It was bright and sunny on Sunday. It was one of those delicious days where the world, kissed by Spring, responds in technicolor radiance: green flowed from the hillsides and the blue sky was in perfect contrast to white clouds.
It was a perfect day to be spirited and upbeat, and yet, I felt crabby.
I was duking it out between love or fear and fear was winning. And, I was annoyed by that realization, which made the day feel even less sparkly and wonderful.
Love or Fear: Two Opposing Emotions
Various spiritual teachings promote the idea that the many words we attribute to a host of feelings – happiness, anxiety, joy, resentment, peace, sadness, contentment, frustration – can be distilled down to two fundamental emotions: love or fear.
All positive emotions come from love, all negative emotions from fear: from love flows happiness, contentment, peace, and joy; from fear comes anger, hate, anxiety and guilt.
As Elisabeth Kubler-Ross & David Kessler point out:
“If we’re in fear, we are not in a place of love. When we’re in a place of love, we cannot be in a place of fear. Can you think of a time when you’ve been in both love and fear? It’s impossible. We have to make a decision to be in one place or the other. There is no neutrality in this. If you don’t actively choose love, you will find yourself in a place of either fear or one of its component feelings. Every moment offers the choice to choose one or the other.”
Love or Fear: A Tale of Everyday Life
So what does this tussle between love and fear look like when played out in everyday life and ordinary circumstances?
Based on my personal experience this weekend, it goes something like this:
First of all, to set the stage: Over a month ago, my guy got the idea that it would be fun to run across Dane County (where we live) on the Ice Age Trail, a 1,100 mile footpath traversing our fair state of Wisconsin. The segment of trail through Dane County is 66 miles long. Deciding it would be more fun to run with others, he turned it into a two-day “race” event; Saturday a 35 mile run; Sunday a 31 mile run.
I agreed to run on Saturday and help with race logistics on Sunday.
All went well on Saturday (including some character-building snow squalls and 35 mile per hour wind gusts). I got in a good solid run, running 20 of the 35, which went as I had planned. I helped at the finish line until the last runners arrived at 6:30 p.m. LOVE.
Sunday dawned beautiful and clear and temperatures predicted into the 60s. Suddenly, helping out ALL DAY at a race event didn’t sound like so much fun. I started thinking about all the things I’d rather be doing – like going for a bike ride or cleaning out the garden – instead of schlepping water coolers to aid stations or sitting at the finish line waiting for runners. I started feeling resentful. FEAR.
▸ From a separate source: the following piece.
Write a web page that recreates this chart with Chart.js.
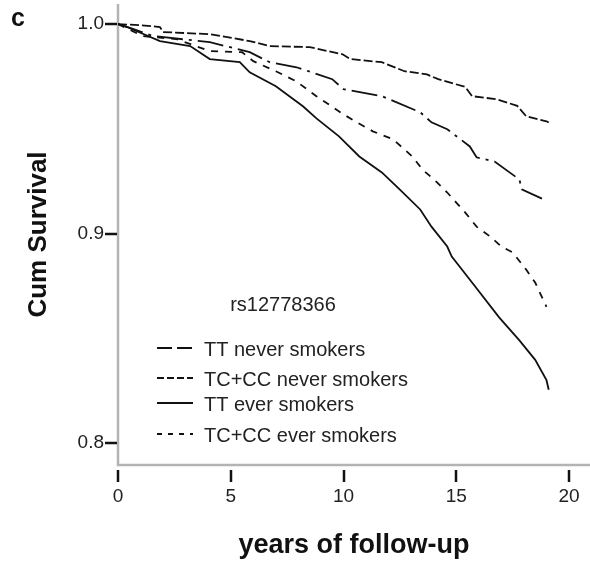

Thus began a long day of Ping-Pong between love or fear.
One minute I could generate loving thoughts and feelings and then suddenly, they would be flipped by negative fear-based ones.
Fear sounded like this:
“Why did I agree to help out today? That was stupid.”
“I cannot believe I am spending two 12-hour days focused on running!”
Annoyance at being able to only fit in a 3 mile run while everyone else got to run 31 miles.
Frustration at having to be inside at the finish line by 1:30 p.m.
Feeling envious when women on road bikes peddled past.
Making sure Jason knew he “owed” me for this long weekend.
Love sounded like this:
“I’m so glad I can support Jason in his passion for running.”
“I’m delighted I got in a 3 mile run at Indian Lake.”
Noticing the beautiful day and celebrating it was warm enough to wear shorts.
Cheering the runners as they arrived at the finish line.
Being appreciative of the other volunteer who donated her morning to help with runner support.
Thinking about what the runners might want to eat at the last aid station and stocking the station with appropriate snacks.
Love or Fear: Moment to Moment Choices
Every moment, throughout the day, offered me the opportunity to choose love or fear.
Would I focus on the big WHY behind what I was doing (honoring my agreement to help, my love for Jason, wanting to support his passions)…
Would I focus on how I wasn’t getting to do exactly what I wanted (sleep in, go for a bike ride)?
I’m sad to say, fear generally won the day. The loving moments were fleeting and the tussle between knowing love was the best choice and choosing fear, anyway, stole my joy. Instead of feeling happy and sparkly, and showing up as my best, most supportive self, I felt grumpy.
What about you?
Where in your life do you tussle with love or fear?
What does fear look or sound like for you?
What does love look or sound like for you?